**STATED PROBLEM:**
Repeat, exactly and in full, the lines of the listing below, but without any pictures.

**INFORMATION SHOWN:**
---------------
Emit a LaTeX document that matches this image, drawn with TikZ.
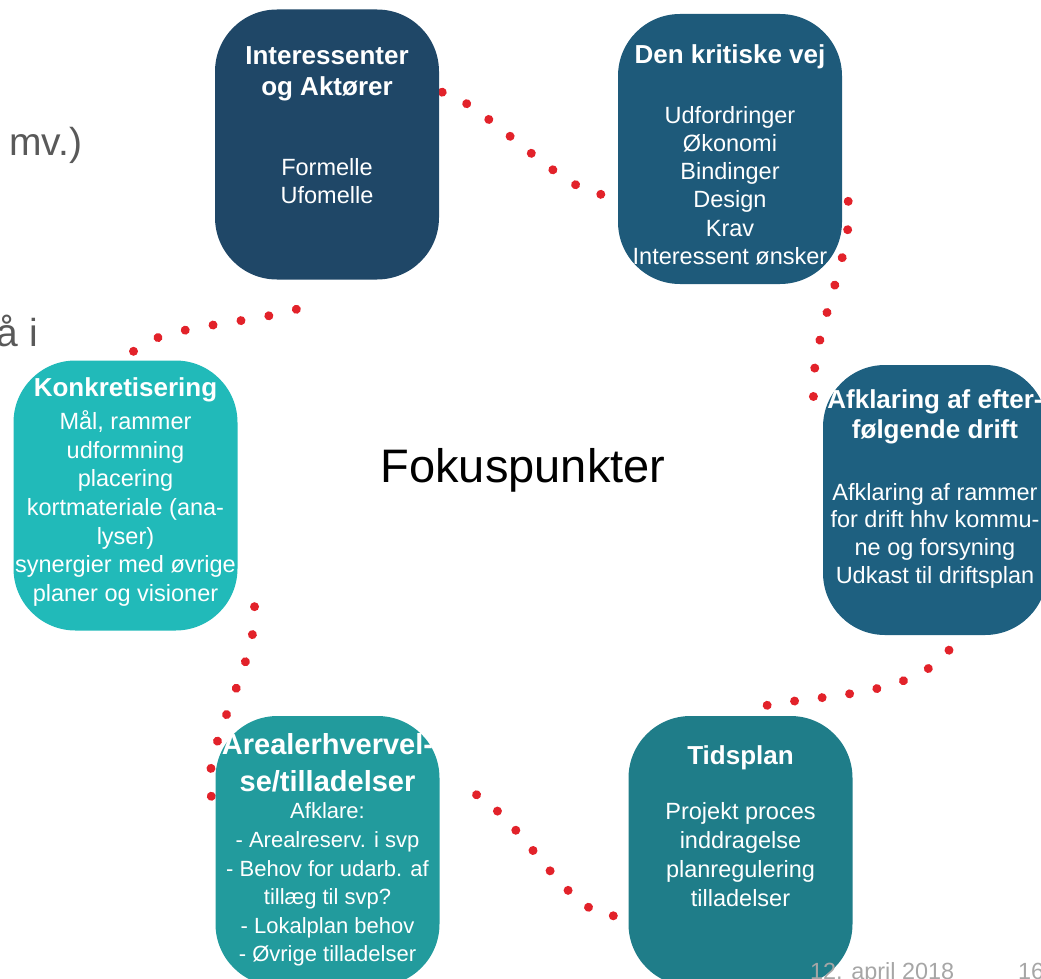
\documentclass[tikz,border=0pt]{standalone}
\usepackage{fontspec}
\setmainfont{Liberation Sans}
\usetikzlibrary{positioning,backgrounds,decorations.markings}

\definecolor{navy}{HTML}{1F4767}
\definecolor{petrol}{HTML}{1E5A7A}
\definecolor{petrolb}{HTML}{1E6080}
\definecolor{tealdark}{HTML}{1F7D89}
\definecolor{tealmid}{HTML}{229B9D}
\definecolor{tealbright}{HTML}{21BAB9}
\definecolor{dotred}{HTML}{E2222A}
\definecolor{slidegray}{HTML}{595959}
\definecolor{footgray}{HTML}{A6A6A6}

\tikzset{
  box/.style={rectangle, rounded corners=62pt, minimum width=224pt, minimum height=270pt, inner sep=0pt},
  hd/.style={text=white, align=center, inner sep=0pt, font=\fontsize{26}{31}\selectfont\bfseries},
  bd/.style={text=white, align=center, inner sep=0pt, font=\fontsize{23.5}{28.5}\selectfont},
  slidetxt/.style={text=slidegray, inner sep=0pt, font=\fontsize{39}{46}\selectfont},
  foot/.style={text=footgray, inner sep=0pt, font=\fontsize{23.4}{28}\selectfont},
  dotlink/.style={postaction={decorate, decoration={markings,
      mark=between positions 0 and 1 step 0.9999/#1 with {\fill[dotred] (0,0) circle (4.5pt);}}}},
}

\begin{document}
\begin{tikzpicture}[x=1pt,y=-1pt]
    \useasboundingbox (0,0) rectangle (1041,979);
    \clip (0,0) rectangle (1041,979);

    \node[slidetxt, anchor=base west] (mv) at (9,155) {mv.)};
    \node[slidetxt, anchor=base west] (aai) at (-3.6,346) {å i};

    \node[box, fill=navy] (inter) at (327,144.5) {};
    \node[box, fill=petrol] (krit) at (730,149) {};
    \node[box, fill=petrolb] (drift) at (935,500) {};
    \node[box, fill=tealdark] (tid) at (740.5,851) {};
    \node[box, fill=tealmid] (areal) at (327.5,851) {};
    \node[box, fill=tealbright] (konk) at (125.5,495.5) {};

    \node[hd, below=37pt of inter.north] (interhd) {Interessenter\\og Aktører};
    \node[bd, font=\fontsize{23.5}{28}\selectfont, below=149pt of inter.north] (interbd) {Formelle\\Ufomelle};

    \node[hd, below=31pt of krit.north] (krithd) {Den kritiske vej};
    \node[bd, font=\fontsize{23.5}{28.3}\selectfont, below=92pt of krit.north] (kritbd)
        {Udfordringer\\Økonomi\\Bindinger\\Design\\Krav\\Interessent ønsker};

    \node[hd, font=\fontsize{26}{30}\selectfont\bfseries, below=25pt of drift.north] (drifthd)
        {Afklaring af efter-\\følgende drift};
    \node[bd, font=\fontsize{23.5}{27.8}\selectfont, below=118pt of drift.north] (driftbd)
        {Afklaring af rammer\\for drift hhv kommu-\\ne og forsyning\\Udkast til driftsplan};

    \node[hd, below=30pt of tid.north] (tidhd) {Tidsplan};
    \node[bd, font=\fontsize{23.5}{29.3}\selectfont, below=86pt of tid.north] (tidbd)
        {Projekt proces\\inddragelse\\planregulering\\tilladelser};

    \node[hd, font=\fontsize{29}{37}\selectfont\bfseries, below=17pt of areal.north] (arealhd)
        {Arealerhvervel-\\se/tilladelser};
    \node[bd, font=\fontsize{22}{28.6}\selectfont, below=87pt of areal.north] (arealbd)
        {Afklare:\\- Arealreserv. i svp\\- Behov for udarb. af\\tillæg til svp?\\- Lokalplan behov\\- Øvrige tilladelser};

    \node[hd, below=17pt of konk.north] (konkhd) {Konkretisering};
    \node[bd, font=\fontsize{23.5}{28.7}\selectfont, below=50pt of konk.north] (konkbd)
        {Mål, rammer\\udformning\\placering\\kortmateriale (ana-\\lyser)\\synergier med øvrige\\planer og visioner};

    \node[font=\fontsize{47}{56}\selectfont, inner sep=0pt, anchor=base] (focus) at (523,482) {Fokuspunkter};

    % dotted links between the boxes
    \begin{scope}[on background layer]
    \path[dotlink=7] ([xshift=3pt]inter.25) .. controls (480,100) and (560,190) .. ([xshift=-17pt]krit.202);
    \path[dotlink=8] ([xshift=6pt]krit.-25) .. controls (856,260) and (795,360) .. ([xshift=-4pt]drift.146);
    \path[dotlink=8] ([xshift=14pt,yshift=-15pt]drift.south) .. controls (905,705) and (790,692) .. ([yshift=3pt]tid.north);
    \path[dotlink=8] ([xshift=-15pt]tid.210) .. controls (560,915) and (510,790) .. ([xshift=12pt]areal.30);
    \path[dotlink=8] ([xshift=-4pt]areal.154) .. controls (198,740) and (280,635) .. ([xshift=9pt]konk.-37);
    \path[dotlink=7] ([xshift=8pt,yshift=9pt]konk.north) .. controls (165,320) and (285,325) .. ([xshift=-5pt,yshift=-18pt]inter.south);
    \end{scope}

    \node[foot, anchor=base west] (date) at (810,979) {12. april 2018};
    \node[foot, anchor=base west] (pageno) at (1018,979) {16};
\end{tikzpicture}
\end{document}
---------------
**ANSWER IN FULL:**
Emit a LaTeX document that matches this image, drawn with TikZ.
\documentclass[tikz,border=0pt]{standalone}
\usepackage{fontspec}
\setmainfont{Liberation Sans}
\usetikzlibrary{positioning,backgrounds,decorations.markings}

\definecolor{navy}{HTML}{1F4767}
\definecolor{petrol}{HTML}{1E5A7A}
\definecolor{petrolb}{HTML}{1E6080}
\definecolor{tealdark}{HTML}{1F7D89}
\definecolor{tealmid}{HTML}{229B9D}
\definecolor{tealbright}{HTML}{21BAB9}
\definecolor{dotred}{HTML}{E2222A}
\definecolor{slidegray}{HTML}{595959}
\definecolor{footgray}{HTML}{A6A6A6}

\tikzset{
  box/.style={rectangle, rounded corners=62pt, minimum width=224pt, minimum height=270pt, inner sep=0pt},
  hd/.style={text=white, align=center, inner sep=0pt, font=\fontsize{26}{31}\selectfont\bfseries},
  bd/.style={text=white, align=center, inner sep=0pt, font=\fontsize{23.5}{28.5}\selectfont},
  slidetxt/.style={text=slidegray, inner sep=0pt, font=\fontsize{39}{46}\selectfont},
  foot/.style={text=footgray, inner sep=0pt, font=\fontsize{23.4}{28}\selectfont},
  dotlink/.style={postaction={decorate, decoration={markings,
      mark=between positions 0 and 1 step 0.9999/#1 with {\fill[dotred] (0,0) circle (4.5pt);}}}},
}

\begin{document}
\begin{tikzpicture}[x=1pt,y=-1pt]
    \useasboundingbox (0,0) rectangle (1041,979);
    \clip (0,0) rectangle (1041,979);

    \node[slidetxt, anchor=base west] (mv) at (9,155) {mv.)};
    \node[slidetxt, anchor=base west] (aai) at (-3.6,346) {å i};

    \node[box, fill=navy] (inter) at (327,144.5) {};
    \node[box, fill=petrol] (krit) at (730,149) {};
    \node[box, fill=petrolb] (drift) at (935,500) {};
    \node[box, fill=tealdark] (tid) at (740.5,851) {};
    \node[box, fill=tealmid] (areal) at (327.5,851) {};
    \node[box, fill=tealbright] (konk) at (125.5,495.5) {};

    \node[hd, below=37pt of inter.north] (interhd) {Interessenter\\og Aktører};
    \node[bd, font=\fontsize{23.5}{28}\selectfont, below=149pt of inter.north] (interbd) {Formelle\\Ufomelle};

    \node[hd, below=31pt of krit.north] (krithd) {Den kritiske vej};
    \node[bd, font=\fontsize{23.5}{28.3}\selectfont, below=92pt of krit.north] (kritbd)
        {Udfordringer\\Økonomi\\Bindinger\\Design\\Krav\\Interessent ønsker};

    \node[hd, font=\fontsize{26}{30}\selectfont\bfseries, below=25pt of drift.north] (drifthd)
        {Afklaring af efter-\\følgende drift};
    \node[bd, font=\fontsize{23.5}{27.8}\selectfont, below=118pt of drift.north] (driftbd)
        {Afklaring af rammer\\for drift hhv kommu-\\ne og forsyning\\Udkast til driftsplan};

    \node[hd, below=30pt of tid.north] (tidhd) {Tidsplan};
    \node[bd, font=\fontsize{23.5}{29.3}\selectfont, below=86pt of tid.north] (tidbd)
        {Projekt proces\\inddragelse\\planregulering\\tilladelser};

    \node[hd, font=\fontsize{29}{37}\selectfont\bfseries, below=17pt of areal.north] (arealhd)
        {Arealerhvervel-\\se/tilladelser};
    \node[bd, font=\fontsize{22}{28.6}\selectfont, below=87pt of areal.north] (arealbd)
        {Afklare:\\- Arealreserv. i svp\\- Behov for udarb. af\\tillæg til svp?\\- Lokalplan behov\\- Øvrige tilladelser};

    \node[hd, below=17pt of konk.north] (konkhd) {Konkretisering};
    \node[bd, font=\fontsize{23.5}{28.7}\selectfont, below=50pt of konk.north] (konkbd)
        {Mål, rammer\\udformning\\placering\\kortmateriale (ana-\\lyser)\\synergier med øvrige\\planer og visioner};

    \node[font=\fontsize{47}{56}\selectfont, inner sep=0pt, anchor=base] (focus) at (523,482) {Fokuspunkter};

    % dotted links between the boxes
    \begin{scope}[on background layer]
    \path[dotlink=7] ([xshift=3pt]inter.25) .. controls (480,100) and (560,190) .. ([xshift=-17pt]krit.202);
    \path[dotlink=8] ([xshift=6pt]krit.-25) .. controls (856,260) and (795,360) .. ([xshift=-4pt]drift.146);
    \path[dotlink=8] ([xshift=14pt,yshift=-15pt]drift.south) .. controls (905,705) and (790,692) .. ([yshift=3pt]tid.north);
    \path[dotlink=8] ([xshift=-15pt]tid.210) .. controls (560,915) and (510,790) .. ([xshift=12pt]areal.30);
    \path[dotlink=8] ([xshift=-4pt]areal.154) .. controls (198,740) and (280,635) .. ([xshift=9pt]konk.-37);
    \path[dotlink=7] ([xshift=8pt,yshift=9pt]konk.north) .. controls (165,320) and (285,325) .. ([xshift=-5pt,yshift=-18pt]inter.south);
    \end{scope}

    \node[foot, anchor=base west] (date) at (810,979) {12. april 2018};
    \node[foot, anchor=base west] (pageno) at (1018,979) {16};
\end{tikzpicture}
\end{document}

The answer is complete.